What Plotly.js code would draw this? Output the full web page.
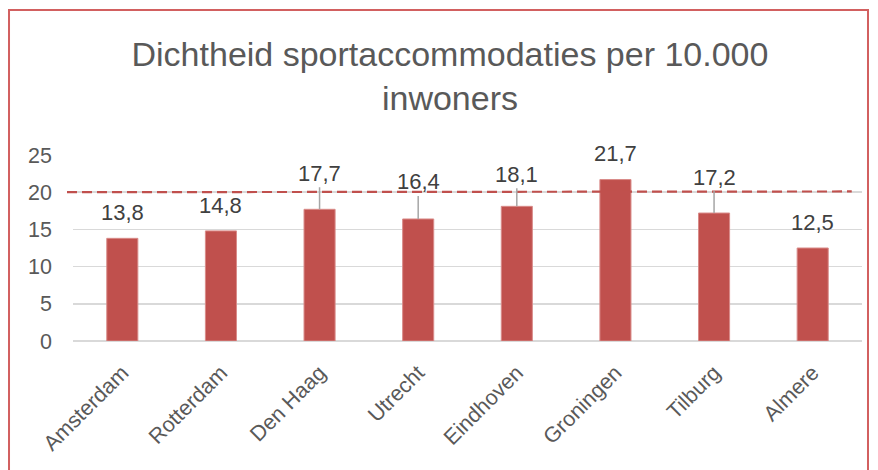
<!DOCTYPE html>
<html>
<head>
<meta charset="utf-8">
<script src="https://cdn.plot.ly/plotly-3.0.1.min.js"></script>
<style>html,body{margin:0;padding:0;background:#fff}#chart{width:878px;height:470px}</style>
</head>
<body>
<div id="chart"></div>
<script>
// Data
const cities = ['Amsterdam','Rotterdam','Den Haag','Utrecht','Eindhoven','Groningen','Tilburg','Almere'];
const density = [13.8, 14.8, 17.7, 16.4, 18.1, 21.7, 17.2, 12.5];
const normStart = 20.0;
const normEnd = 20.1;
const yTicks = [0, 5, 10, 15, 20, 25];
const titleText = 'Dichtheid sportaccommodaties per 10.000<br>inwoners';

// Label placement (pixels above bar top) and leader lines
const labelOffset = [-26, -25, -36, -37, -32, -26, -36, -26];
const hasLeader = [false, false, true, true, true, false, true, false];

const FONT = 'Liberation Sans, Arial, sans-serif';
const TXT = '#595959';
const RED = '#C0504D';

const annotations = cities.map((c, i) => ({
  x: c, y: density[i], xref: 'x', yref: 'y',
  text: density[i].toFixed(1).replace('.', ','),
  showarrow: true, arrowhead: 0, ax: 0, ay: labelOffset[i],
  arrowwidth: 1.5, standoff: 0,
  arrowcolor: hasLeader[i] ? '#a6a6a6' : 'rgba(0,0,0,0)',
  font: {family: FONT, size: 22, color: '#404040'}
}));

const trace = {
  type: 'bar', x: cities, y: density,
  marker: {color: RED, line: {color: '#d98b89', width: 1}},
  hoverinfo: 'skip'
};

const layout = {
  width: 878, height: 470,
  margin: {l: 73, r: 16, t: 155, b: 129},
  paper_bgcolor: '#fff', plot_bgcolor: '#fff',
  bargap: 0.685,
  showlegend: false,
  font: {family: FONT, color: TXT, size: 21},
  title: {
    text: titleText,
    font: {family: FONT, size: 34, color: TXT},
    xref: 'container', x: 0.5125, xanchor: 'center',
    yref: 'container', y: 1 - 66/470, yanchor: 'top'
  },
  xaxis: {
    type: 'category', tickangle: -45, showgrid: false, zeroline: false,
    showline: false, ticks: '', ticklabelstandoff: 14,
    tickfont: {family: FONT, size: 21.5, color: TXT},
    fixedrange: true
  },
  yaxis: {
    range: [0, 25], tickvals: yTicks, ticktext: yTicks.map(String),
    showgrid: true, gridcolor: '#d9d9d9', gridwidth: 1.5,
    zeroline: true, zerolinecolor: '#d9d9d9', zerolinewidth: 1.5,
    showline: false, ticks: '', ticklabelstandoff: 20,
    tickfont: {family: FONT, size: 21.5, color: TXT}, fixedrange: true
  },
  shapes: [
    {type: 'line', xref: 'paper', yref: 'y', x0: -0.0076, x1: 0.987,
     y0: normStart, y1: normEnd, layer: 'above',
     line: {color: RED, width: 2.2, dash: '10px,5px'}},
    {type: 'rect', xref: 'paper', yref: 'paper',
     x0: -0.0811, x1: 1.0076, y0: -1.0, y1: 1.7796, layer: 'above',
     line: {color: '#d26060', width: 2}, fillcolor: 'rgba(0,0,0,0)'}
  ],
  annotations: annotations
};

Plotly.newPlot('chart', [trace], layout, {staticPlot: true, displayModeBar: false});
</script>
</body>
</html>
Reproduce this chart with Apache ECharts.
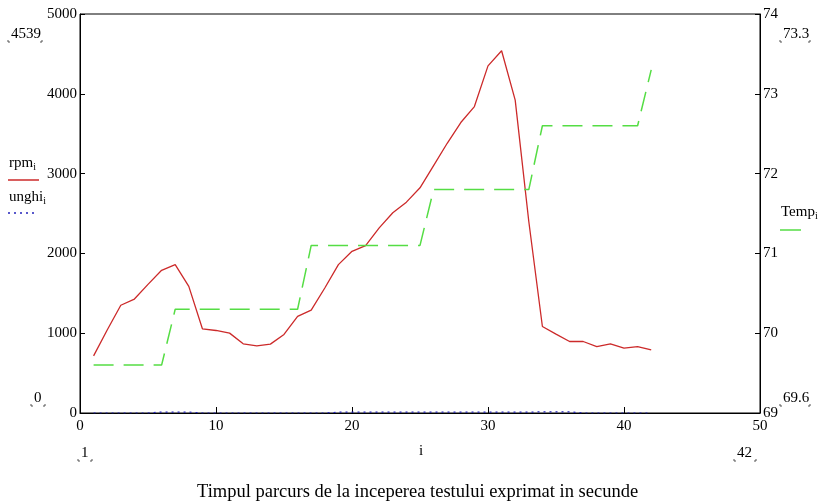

+---+

Task objective: Your task is an exact transcription of all the data, minus the pictures.

Output of the exercise:
What Plotly.js code would draw this? Output the full web page.
<!DOCTYPE html>
<html>
<head>
<meta charset="utf-8">
<script src="https://cdn.plot.ly/plotly-3.0.1.min.js"></script>
<style>html,body{margin:0;padding:0;background:#fff}#chart{width:878px;height:470px}</style>
</head>
<body>
<div id="chart"></div>
<script>
// Data
const cities = ['Amsterdam','Rotterdam','Den Haag','Utrecht','Eindhoven','Groningen','Tilburg','Almere'];
const density = [13.8, 14.8, 17.7, 16.4, 18.1, 21.7, 17.2, 12.5];
const normStart = 20.0;
const normEnd = 20.1;
const yTicks = [0, 5, 10, 15, 20, 25];
const titleText = 'Dichtheid sportaccommodaties per 10.000<br>inwoners';

// Label placement (pixels above bar top) and leader lines
const labelOffset = [-26, -25, -36, -37, -32, -26, -36, -26];
const hasLeader = [false, false, true, true, true, false, true, false];

const FONT = 'Liberation Sans, Arial, sans-serif';
const TXT = '#595959';
const RED = '#C0504D';

const annotations = cities.map((c, i) => ({
  x: c, y: density[i], xref: 'x', yref: 'y',
  text: density[i].toFixed(1).replace('.', ','),
  showarrow: true, arrowhead: 0, ax: 0, ay: labelOffset[i],
  arrowwidth: 1.5, standoff: 0,
  arrowcolor: hasLeader[i] ? '#a6a6a6' : 'rgba(0,0,0,0)',
  font: {family: FONT, size: 22, color: '#404040'}
}));

const trace = {
  type: 'bar', x: cities, y: density,
  marker: {color: RED, line: {color: '#d98b89', width: 1}},
  hoverinfo: 'skip'
};

const layout = {
  width: 878, height: 470,
  margin: {l: 73, r: 16, t: 155, b: 129},
  paper_bgcolor: '#fff', plot_bgcolor: '#fff',
  bargap: 0.685,
  showlegend: false,
  font: {family: FONT, color: TXT, size: 21},
  title: {
    text: titleText,
    font: {family: FONT, size: 34, color: TXT},
    xref: 'container', x: 0.5125, xanchor: 'center',
    yref: 'container', y: 1 - 66/470, yanchor: 'top'
  },
  xaxis: {
    type: 'category', tickangle: -45, showgrid: false, zeroline: false,
    showline: false, ticks: '', ticklabelstandoff: 14,
    tickfont: {family: FONT, size: 21.5, color: TXT},
    fixedrange: true
  },
  yaxis: {
    range: [0, 25], tickvals: yTicks, ticktext: yTicks.map(String),
    showgrid: true, gridcolor: '#d9d9d9', gridwidth: 1.5,
    zeroline: true, zerolinecolor: '#d9d9d9', zerolinewidth: 1.5,
    showline: false, ticks: '', ticklabelstandoff: 20,
    tickfont: {family: FONT, size: 21.5, color: TXT}, fixedrange: true
  },
  shapes: [
    {type: 'line', xref: 'paper', yref: 'y', x0: -0.0076, x1: 0.987,
     y0: normStart, y1: normEnd, layer: 'above',
     line: {color: RED, width: 2.2, dash: '10px,5px'}},
    {type: 'rect', xref: 'paper', yref: 'paper',
     x0: -0.0811, x1: 1.0076, y0: -1.0, y1: 1.7796, layer: 'above',
     line: {color: '#d26060', width: 2}, fillcolor: 'rgba(0,0,0,0)'}
  ],
  annotations: annotations
};

Plotly.newPlot('chart', [trace], layout, {staticPlot: true, displayModeBar: false});
</script>
</body>
</html>
Reproduce this chart with Apache ECharts.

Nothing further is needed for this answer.